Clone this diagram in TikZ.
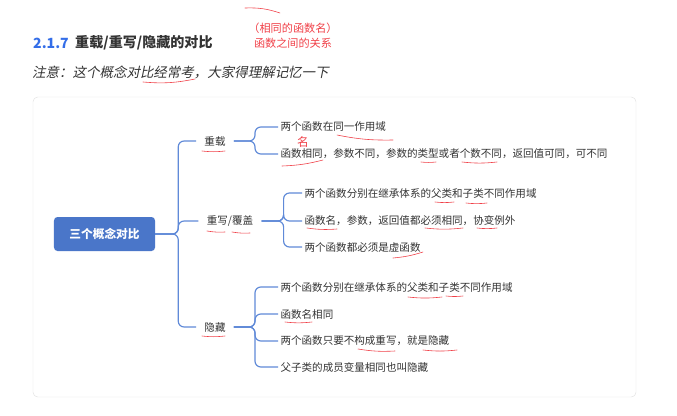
\documentclass[tikz,border=0pt]{standalone}
\usepackage{fontspec}
\setmainfont{Noto Sans CJK SC}
\newfontfamily\noteslant[FakeSlant=0.2]{Noto Sans CJK SC}
\definecolor{rootblue}{RGB}{74,118,201}
\definecolor{lineblue}{RGB}{96,138,216}
\definecolor{headblue}{RGB}{52,110,232}
\definecolor{txtgray}{RGB}{51,51,51}
\definecolor{markred}{RGB}{240,64,72}
\definecolor{panelgray}{RGB}{225,225,225}

\begin{document}
\begin{tikzpicture}[
        x=0.03cm, y=-0.03cm,
        every node/.style={font=\fontsize{9}{11}\selectfont, text=txtgray},
        root/.style={rectangle, rounded corners=3pt, fill=rootblue, text=white, minimum width=3.03cm, minimum height=1.02cm, font=\fontsize{10}{12}\selectfont\bfseries},
        topic/.style={inner xsep=7pt, inner ysep=2pt},
        leaf/.style={anchor=west, inner sep=2pt},
        link/.style={draw=lineblue, line width=1pt, rounded corners=5pt},
        scribble/.style={draw=markred, line width=0.5pt, line cap=round}
    ]
        \useasboundingbox (0,0) rectangle (677,415);

        % Heading and note
        \node[anchor=west, inner sep=0pt, font=\fontsize{12}{14}\selectfont\bfseries, text=headblue] (secno) at (33,43) {2.1.7};
        \node[anchor=west, inner sep=0pt, font=\fontsize{12}{14}\selectfont\bfseries] (title) at (75,43) {重载/重写/隐藏的对比};
        \node[align=center, text=markred, font=\fontsize{9.5}{13}\selectfont] (remark) at (293,36) {（相同的函数名）\\函数之间的关系};
        \node[anchor=west, inner sep=0pt, font=\fontsize{11.5}{13}\selectfont\noteslant] (note) at (32,72) {注意：这个概念对比经常考，大家得理解记忆一下};

        % Panel
        \draw[draw=panelgray, fill=white, rounded corners=4pt] (33,97) rectangle (636,397);

        % Mind map
        \node[root] (rootnode) at (104.5,234) {三个概念对比};

        \node[topic] (overload) at (215,141) {重载};
        \node[topic] (override) at (230,221) {重写/覆盖};
        \node[topic] (hiding) at (215,327) {隐藏};

        \node[leaf] (ol1) at (278,127) {两个函数在同一作用域};
        \node[leaf] (ol2) at (278,154) {函数相同，参数不同，参数的类型或者个数不同，返回值可同，可不同};
        \node[text=markred, font=\fontsize{10}{12}\selectfont] (mark) at (303,142) {名};

        \node[leaf] (ov1) at (302,193) {两个函数分别在继承体系的父类和子类不同作用域};
        \node[leaf] (ov2) at (302,221) {函数名，参数，返回值都必须相同，协变例外};
        \node[leaf] (ov3) at (302,247) {两个函数都必须是虚函数};

        \node[leaf] (hd1) at (278,287) {两个函数分别在继承体系的父类和子类不同作用域};
        \node[leaf] (hd2) at (278,314) {函数名相同};
        \node[leaf] (hd3) at (278,341) {两个函数只要不构成重写，就是隐藏};
        \node[leaf] (hd4) at (278,367) {父子类的成员变量相同也叫隐藏};

        % Connectors
        \foreach \t in {overload, override, hiding}
            \draw[link] (rootnode.east) -- ++(23,0) |- (\t.west);
        \foreach \l in {ol1, ol2}
            \draw[link] (overload.east) -- ++(21,0) |- (\l.west);
        \foreach \l in {ov1, ov2, ov3}
            \draw[link] (override.east) -- ++(22,0) |- (\l.west);
        \foreach \l in {hd1, hd2, hd3, hd4}
            \draw[link] (hiding.east) -- ++(21,0) |- (\l.west);

        % Red pen underlines
        \draw[scribble] (245,8) to[bend left=10] (280,13);
        \draw[scribble] (143,82) to[bend right=8] (195,79);
        \foreach \xa/\xb/\ya/\yb in {202/225/151/151, 207/225/231/232, 232/250/232/233, 202/225/336/336,
                                     282/323/166/160, 337/393/135/140, 421/436/162/162, 462/497/162/162,
                                     435/454/202/202, 466/487/203/203, 307/337/228/229, 425/463/228/228,
                                     477/497/228/228, 393/423/258/252, 408/442/297/297, 446/463/296/296,
                                     285/312/322/322, 358/395/349/351, 423/457/350/350}
            \draw[scribble] (\xa,\ya) to[bend right=6] (\xb,\yb);

    \end{tikzpicture}
\end{document}
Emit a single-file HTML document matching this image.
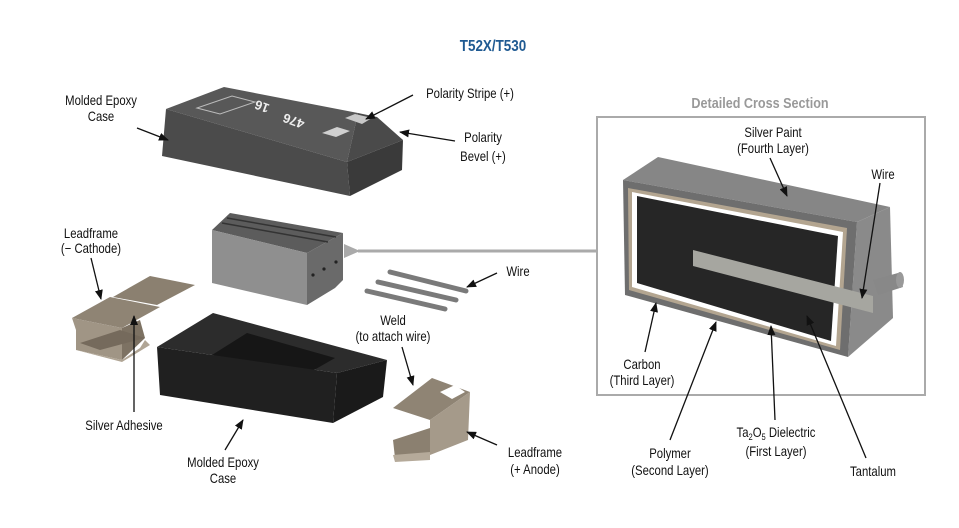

────────────────────

--- What you have to do ---
Transcribe the listing in full and omit the pictures.

--- Result below ---
Clone this diagram in TikZ.
\documentclass[tikz,border=0pt]{standalone}
\usepackage{fontspec}
\setmainfont{Noto Sans CJK SC}
\newfontfamily\noteslant[FakeSlant=0.2]{Noto Sans CJK SC}
\definecolor{rootblue}{RGB}{74,118,201}
\definecolor{lineblue}{RGB}{96,138,216}
\definecolor{headblue}{RGB}{52,110,232}
\definecolor{txtgray}{RGB}{51,51,51}
\definecolor{markred}{RGB}{240,64,72}
\definecolor{panelgray}{RGB}{225,225,225}

\begin{document}
\begin{tikzpicture}[
        x=0.03cm, y=-0.03cm,
        every node/.style={font=\fontsize{9}{11}\selectfont, text=txtgray},
        root/.style={rectangle, rounded corners=3pt, fill=rootblue, text=white, minimum width=3.03cm, minimum height=1.02cm, font=\fontsize{10}{12}\selectfont\bfseries},
        topic/.style={inner xsep=7pt, inner ysep=2pt},
        leaf/.style={anchor=west, inner sep=2pt},
        link/.style={draw=lineblue, line width=1pt, rounded corners=5pt},
        scribble/.style={draw=markred, line width=0.5pt, line cap=round}
    ]
        \useasboundingbox (0,0) rectangle (677,415);

        % Heading and note
        \node[anchor=west, inner sep=0pt, font=\fontsize{12}{14}\selectfont\bfseries, text=headblue] (secno) at (33,43) {2.1.7};
        \node[anchor=west, inner sep=0pt, font=\fontsize{12}{14}\selectfont\bfseries] (title) at (75,43) {重载/重写/隐藏的对比};
        \node[align=center, text=markred, font=\fontsize{9.5}{13}\selectfont] (remark) at (293,36) {（相同的函数名）\\函数之间的关系};
        \node[anchor=west, inner sep=0pt, font=\fontsize{11.5}{13}\selectfont\noteslant] (note) at (32,72) {注意：这个概念对比经常考，大家得理解记忆一下};

        % Panel
        \draw[draw=panelgray, fill=white, rounded corners=4pt] (33,97) rectangle (636,397);

        % Mind map
        \node[root] (rootnode) at (104.5,234) {三个概念对比};

        \node[topic] (overload) at (215,141) {重载};
        \node[topic] (override) at (230,221) {重写/覆盖};
        \node[topic] (hiding) at (215,327) {隐藏};

        \node[leaf] (ol1) at (278,127) {两个函数在同一作用域};
        \node[leaf] (ol2) at (278,154) {函数相同，参数不同，参数的类型或者个数不同，返回值可同，可不同};
        \node[text=markred, font=\fontsize{10}{12}\selectfont] (mark) at (303,142) {名};

        \node[leaf] (ov1) at (302,193) {两个函数分别在继承体系的父类和子类不同作用域};
        \node[leaf] (ov2) at (302,221) {函数名，参数，返回值都必须相同，协变例外};
        \node[leaf] (ov3) at (302,247) {两个函数都必须是虚函数};

        \node[leaf] (hd1) at (278,287) {两个函数分别在继承体系的父类和子类不同作用域};
        \node[leaf] (hd2) at (278,314) {函数名相同};
        \node[leaf] (hd3) at (278,341) {两个函数只要不构成重写，就是隐藏};
        \node[leaf] (hd4) at (278,367) {父子类的成员变量相同也叫隐藏};

        % Connectors
        \foreach \t in {overload, override, hiding}
            \draw[link] (rootnode.east) -- ++(23,0) |- (\t.west);
        \foreach \l in {ol1, ol2}
            \draw[link] (overload.east) -- ++(21,0) |- (\l.west);
        \foreach \l in {ov1, ov2, ov3}
            \draw[link] (override.east) -- ++(22,0) |- (\l.west);
        \foreach \l in {hd1, hd2, hd3, hd4}
            \draw[link] (hiding.east) -- ++(21,0) |- (\l.west);

        % Red pen underlines
        \draw[scribble] (245,8) to[bend left=10] (280,13);
        \draw[scribble] (143,82) to[bend right=8] (195,79);
        \foreach \xa/\xb/\ya/\yb in {202/225/151/151, 207/225/231/232, 232/250/232/233, 202/225/336/336,
                                     282/323/166/160, 337/393/135/140, 421/436/162/162, 462/497/162/162,
                                     435/454/202/202, 466/487/203/203, 307/337/228/229, 425/463/228/228,
                                     477/497/228/228, 393/423/258/252, 408/442/297/297, 446/463/296/296,
                                     285/312/322/322, 358/395/349/351, 423/457/350/350}
            \draw[scribble] (\xa,\ya) to[bend right=6] (\xb,\yb);

    \end{tikzpicture}
\end{document}
Emit a single-file HTML document matching this image.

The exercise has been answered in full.